» Task objective: Please list all lines of the material below in which the string "React" occurs.

____

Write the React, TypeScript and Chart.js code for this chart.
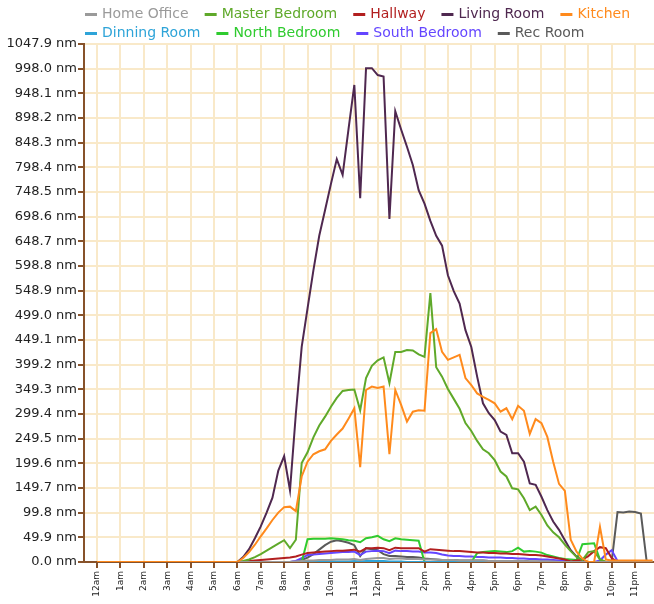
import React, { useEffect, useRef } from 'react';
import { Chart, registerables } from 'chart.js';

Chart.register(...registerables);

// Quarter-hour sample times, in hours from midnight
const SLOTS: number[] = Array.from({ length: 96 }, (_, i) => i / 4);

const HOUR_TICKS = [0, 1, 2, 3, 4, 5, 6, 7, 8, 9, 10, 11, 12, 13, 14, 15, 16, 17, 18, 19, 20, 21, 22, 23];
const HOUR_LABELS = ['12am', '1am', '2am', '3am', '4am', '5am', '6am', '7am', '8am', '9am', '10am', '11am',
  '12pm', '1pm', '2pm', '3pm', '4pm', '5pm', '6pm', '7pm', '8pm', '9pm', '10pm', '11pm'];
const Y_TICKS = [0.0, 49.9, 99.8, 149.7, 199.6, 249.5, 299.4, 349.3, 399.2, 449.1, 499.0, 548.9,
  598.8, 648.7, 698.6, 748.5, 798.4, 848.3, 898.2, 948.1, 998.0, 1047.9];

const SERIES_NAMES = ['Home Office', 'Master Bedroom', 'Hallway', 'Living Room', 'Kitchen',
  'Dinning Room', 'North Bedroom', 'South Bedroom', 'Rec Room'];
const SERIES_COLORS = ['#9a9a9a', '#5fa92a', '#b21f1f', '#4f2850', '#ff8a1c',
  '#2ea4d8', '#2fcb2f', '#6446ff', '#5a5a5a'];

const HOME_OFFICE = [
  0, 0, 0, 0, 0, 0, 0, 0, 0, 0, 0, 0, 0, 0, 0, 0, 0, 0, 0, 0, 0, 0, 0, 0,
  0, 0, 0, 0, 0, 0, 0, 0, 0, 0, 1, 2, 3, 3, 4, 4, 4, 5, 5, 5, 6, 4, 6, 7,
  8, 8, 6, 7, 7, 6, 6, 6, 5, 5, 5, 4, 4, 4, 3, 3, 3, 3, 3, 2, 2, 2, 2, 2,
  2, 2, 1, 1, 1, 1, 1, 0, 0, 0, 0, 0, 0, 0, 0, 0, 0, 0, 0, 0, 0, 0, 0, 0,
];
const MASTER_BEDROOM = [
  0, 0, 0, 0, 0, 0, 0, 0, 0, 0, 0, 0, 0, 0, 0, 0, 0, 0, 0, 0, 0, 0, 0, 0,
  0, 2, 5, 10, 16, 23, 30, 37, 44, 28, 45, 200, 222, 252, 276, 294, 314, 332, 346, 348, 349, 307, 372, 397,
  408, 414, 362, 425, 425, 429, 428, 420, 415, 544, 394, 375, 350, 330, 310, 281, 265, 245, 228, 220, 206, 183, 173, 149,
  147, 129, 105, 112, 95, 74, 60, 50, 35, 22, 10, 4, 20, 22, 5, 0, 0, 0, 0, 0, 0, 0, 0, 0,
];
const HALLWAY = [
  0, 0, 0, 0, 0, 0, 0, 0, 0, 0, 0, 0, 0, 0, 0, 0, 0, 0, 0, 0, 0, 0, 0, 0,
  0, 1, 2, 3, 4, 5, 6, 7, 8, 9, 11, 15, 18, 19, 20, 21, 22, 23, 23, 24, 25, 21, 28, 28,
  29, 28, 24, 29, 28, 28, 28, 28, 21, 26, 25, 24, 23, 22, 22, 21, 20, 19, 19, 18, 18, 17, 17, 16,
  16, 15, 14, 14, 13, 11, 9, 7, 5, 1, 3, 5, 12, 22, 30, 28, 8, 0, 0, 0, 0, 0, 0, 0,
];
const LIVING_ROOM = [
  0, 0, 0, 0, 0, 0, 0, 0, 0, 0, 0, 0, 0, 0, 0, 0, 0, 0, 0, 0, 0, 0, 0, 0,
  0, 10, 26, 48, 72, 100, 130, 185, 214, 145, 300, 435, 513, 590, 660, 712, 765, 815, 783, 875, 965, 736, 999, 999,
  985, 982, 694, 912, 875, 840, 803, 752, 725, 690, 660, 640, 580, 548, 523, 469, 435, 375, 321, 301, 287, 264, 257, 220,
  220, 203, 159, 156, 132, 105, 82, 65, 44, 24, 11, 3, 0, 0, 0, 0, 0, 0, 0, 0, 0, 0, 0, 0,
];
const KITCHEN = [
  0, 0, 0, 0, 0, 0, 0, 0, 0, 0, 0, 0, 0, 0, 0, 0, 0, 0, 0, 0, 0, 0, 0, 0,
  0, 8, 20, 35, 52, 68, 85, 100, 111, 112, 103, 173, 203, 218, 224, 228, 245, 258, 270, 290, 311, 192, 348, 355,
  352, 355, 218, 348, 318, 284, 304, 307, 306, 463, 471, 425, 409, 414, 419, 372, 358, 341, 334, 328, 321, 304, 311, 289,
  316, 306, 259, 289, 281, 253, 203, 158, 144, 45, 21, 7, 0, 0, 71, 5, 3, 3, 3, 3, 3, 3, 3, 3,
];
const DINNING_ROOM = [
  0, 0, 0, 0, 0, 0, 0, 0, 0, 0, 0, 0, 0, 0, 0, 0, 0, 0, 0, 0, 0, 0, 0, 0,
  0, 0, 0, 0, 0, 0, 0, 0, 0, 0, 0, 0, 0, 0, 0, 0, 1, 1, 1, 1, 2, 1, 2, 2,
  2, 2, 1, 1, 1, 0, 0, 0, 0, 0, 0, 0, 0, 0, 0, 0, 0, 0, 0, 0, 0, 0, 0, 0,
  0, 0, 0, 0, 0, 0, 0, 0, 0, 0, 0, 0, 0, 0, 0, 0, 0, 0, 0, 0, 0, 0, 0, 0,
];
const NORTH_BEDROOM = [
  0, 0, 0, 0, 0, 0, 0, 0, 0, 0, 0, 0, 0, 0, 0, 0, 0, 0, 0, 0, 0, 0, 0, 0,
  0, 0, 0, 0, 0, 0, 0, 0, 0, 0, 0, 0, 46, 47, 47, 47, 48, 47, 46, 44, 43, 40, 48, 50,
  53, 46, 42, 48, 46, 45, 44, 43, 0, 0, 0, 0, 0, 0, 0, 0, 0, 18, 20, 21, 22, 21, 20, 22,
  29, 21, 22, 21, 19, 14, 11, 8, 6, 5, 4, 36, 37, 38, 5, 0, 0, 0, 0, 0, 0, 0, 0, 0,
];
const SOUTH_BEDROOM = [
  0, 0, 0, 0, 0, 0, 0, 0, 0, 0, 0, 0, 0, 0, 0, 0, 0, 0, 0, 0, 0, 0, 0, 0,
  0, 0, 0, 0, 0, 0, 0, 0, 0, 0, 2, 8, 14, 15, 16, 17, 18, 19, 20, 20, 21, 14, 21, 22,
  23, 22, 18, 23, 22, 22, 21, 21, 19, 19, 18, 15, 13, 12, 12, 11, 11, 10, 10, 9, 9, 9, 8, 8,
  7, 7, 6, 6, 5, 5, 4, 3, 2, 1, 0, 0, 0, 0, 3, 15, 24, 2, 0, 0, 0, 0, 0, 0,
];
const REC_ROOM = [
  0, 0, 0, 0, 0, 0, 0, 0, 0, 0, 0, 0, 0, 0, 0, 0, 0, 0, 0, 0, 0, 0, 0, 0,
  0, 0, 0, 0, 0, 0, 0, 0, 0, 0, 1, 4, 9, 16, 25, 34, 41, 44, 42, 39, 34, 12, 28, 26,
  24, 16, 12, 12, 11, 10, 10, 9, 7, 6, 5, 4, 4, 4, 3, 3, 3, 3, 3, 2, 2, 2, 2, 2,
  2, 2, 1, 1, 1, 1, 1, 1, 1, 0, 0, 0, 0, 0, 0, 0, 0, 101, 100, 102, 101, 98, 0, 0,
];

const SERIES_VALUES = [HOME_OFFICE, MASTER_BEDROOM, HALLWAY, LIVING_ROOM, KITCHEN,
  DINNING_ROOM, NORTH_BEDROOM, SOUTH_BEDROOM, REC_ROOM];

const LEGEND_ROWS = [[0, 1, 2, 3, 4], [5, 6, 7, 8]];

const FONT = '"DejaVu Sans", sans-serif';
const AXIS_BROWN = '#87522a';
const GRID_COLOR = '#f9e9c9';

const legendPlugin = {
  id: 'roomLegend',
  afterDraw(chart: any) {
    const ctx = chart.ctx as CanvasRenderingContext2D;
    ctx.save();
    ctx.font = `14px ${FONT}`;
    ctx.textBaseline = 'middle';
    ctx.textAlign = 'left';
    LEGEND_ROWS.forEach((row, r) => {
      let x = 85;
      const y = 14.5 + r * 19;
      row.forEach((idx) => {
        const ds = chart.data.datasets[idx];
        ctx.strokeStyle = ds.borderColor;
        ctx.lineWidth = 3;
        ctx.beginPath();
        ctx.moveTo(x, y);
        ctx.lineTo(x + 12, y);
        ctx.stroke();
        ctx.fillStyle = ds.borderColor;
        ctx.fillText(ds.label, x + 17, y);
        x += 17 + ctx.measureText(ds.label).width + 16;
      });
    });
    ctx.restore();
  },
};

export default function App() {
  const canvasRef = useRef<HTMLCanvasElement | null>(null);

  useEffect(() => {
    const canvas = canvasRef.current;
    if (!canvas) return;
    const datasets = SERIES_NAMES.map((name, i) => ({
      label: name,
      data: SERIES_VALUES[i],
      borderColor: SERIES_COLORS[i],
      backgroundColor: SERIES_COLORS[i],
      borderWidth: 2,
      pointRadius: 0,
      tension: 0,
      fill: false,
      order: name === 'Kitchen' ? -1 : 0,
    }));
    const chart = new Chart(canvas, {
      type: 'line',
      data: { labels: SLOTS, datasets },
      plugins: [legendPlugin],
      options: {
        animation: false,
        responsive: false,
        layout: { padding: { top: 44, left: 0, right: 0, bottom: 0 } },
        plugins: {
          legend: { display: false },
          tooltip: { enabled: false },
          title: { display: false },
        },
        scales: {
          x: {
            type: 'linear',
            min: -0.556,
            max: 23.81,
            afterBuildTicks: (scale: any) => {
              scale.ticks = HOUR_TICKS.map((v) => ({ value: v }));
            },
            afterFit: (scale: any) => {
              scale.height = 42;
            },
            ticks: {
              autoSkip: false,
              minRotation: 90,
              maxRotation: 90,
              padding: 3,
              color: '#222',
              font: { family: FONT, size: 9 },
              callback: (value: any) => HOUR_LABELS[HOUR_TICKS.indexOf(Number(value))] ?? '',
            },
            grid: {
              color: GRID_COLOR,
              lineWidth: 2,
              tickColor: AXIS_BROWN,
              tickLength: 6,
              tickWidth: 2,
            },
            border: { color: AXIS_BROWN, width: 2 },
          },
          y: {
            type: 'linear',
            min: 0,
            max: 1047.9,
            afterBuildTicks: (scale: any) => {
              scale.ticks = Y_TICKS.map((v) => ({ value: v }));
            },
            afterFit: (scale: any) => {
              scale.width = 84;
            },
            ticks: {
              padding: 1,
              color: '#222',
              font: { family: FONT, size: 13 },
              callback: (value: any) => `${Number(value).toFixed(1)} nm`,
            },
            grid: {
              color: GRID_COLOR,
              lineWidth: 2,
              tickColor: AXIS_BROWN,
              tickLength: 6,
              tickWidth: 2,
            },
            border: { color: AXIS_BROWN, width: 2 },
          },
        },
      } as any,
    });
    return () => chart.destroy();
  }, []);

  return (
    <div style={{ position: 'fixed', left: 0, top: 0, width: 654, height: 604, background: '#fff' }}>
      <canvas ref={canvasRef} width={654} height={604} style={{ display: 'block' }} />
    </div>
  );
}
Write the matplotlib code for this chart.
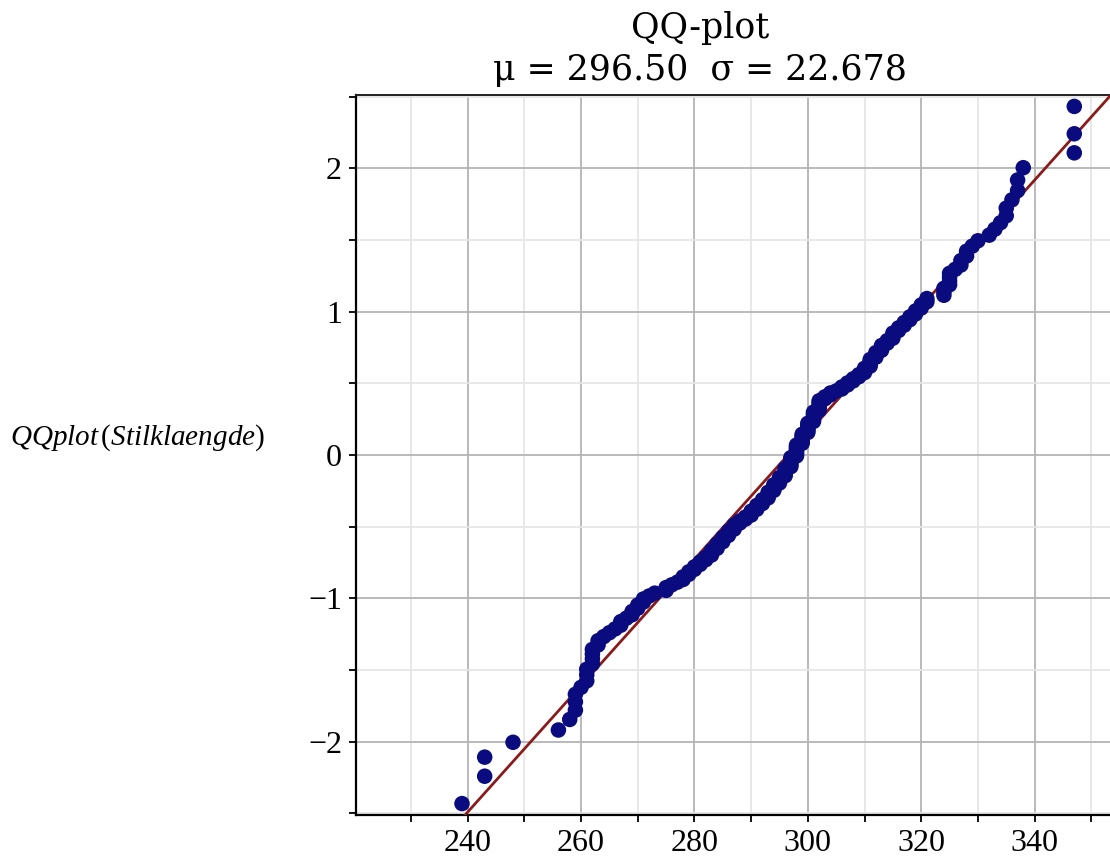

____

» Reply to the task:
Write the React, TypeScript and Chart.js code for this chart.
import React, { useEffect, useRef } from 'react';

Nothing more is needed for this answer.